I don't think so. It's a lot of work, and it's fraught with issues. For example what do you do if you disagree with another curator? What if something that's supposed to be bogus turns out to be legitimate science? What if something that you think is legitimate science, is actually bogus science?

A recent answer and subsequent comment discussion revealed there are possibly many bogus science sources on the web that are apparently invading the SE network.

The question on meta talked about deleting answers, and referred to a particular answer that had been deleted! Emilio Pisanty was good enough to link to a copy of it. IMHO it's a wrong answer. But IMHO it's better to keep it around along with the downvotes and comments.

I understand that downvoting plays a key role in keeping this kind of information in check, but it seem like it might be beneficial to have an easily-available source to point to, when debunking really bad pseudo-science answers.

There's nothing stopping you setting up your own bogus-science website and referring to it. The difficulties come when you have a public bogus-science website. Then you have a repeat of the issues you see on stack exchange.

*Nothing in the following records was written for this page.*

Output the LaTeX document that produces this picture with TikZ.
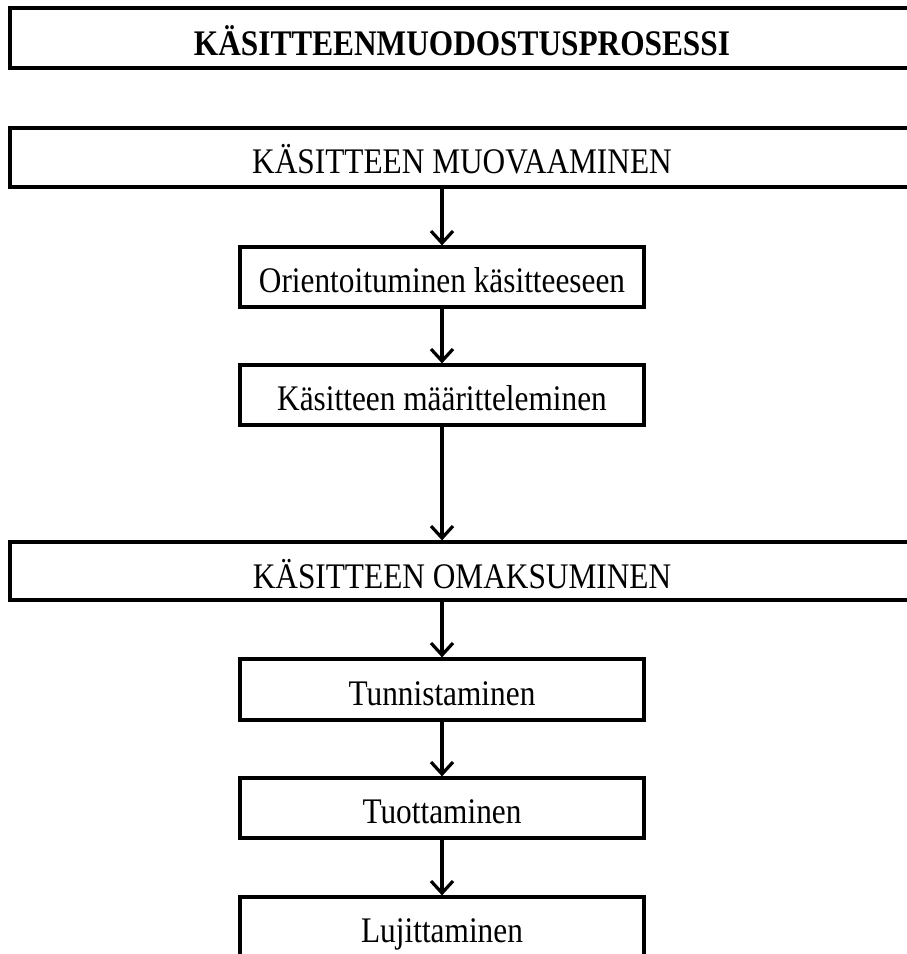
\documentclass[tikz,border=0pt]{standalone}
\usepackage{fontspec}
\setmainfont[FakeStretch=0.87]{Liberation Serif}
\usetikzlibrary{arrows.meta}

\begin{document}
\begin{tikzpicture}[x=1pt, y=-1pt, line width=3.2pt,
    widebox/.style={draw, inner sep=0pt, minimum width=904pt, font=\fontsize{36}{40}\selectfont},
    smallbox/.style={draw, inner sep=0pt, minimum width=404pt, text height=45pt, text depth=15pt, font=\fontsize{36}{40}\selectfont},
    flow/.style={-{Straight Barb[length=12pt, width=22pt]}}]
    \useasboundingbox (0,0) rectangle (906,954);

    \node [widebox, text height=47pt, text depth=13pt, font=\fontsize{36}{40}\selectfont\bfseries] (title) at (462,38) {KÄSITTEENMUODOSTUSPROSESSI};

    \node [widebox, text height=45pt, text depth=14pt] (muov) at (462,157.5) {KÄSITTEEN MUOVAAMINEN};
    \node [smallbox] (orient) at (442,277) {Orientoituminen käsitteeseen};
    \node [smallbox] (maar) at (442,395) {Käsitteen määritteleminen};

    \node [widebox, text height=46pt, text depth=12pt] (omak) at (462,571) {KÄSITTEEN OMAKSUMINEN};
    \node [smallbox, text height=46pt] (tunn) at (442,689.5) {Tunnistaminen};
    \node [smallbox] (tuot) at (442,808) {Tuottaminen};
    \node [smallbox] (luji) at (442,927) {Lujittaminen};

    \draw [flow] (orient.north |- muov.south) -- (orient.north);
    \draw [flow] (orient.south) -- (maar.north);
    \draw [flow] (maar.south) -- (maar.south |- omak.north);
    \draw [flow] (tunn.north |- omak.south) -- (tunn.north);
    \draw [flow] (tunn.south) -- (tuot.north);
    \draw [flow] (tuot.south) -- (luji.north);
\end{tikzpicture}
\end{document}
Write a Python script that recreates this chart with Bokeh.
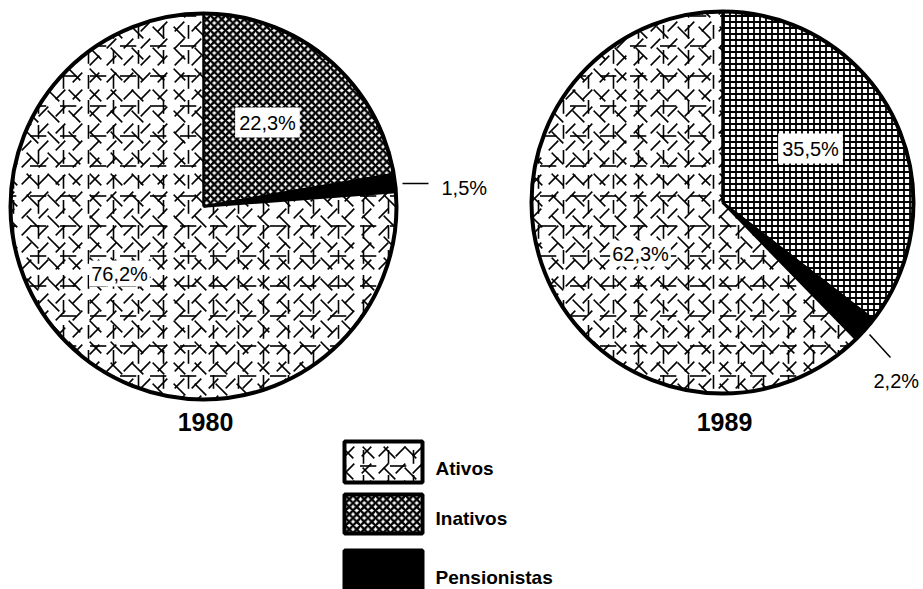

I don't know exactly how this would be handled in the current framework of SE, since most other network sites don't have to deal with this kind of problem, but I think it could be immensely helpful here. Something like a community wiki that could be regularly updated when users of a high enough reputation...

The issue there is that a high reputation doesn't mean everything from that user is correct. I'd say this is something like letting the "expert in the field" referee any papers that offer information that demonstrates that the expert is wrong. Science only advances when the expert in the field is shown to be wrong.

...stumble across bogus news sites, improperly interpreted articles, baseless claims, etc., so that when references to them inevitably come up in answers we can just say "No, and here's the source debunking that: X"

There's no issue with you doing that provided you link to a clear argument that does show why the wrong answer is wrong. But I've seen people claiming they've debunked something when they haven't, whilst meanwhile peddling time travel, the evil twin universe, the multiverse, and so on. The problem is in deciding what's right and wrong. People can be unreasonable about this.

Does that make sense within the context of Physics:SE? Anecdotally, I've seen more and more pseudo-science cropping up in various places that ends up making its way into the mainstream, so I think having a good, solid, well-maintained list here to refute it could do the community a lot of good. Thoughts?

There's something of a precedent with "canonical answers", but they present their own problems. What do you do if a "canonical answer" is totally wrong?

My thoughts are that there's an awful lot of pseudoscience that has made it into the mainstream. But when you try to clear that up with a correct answer, people who believe in the pseudoscience want to downvote/debunk/delete it.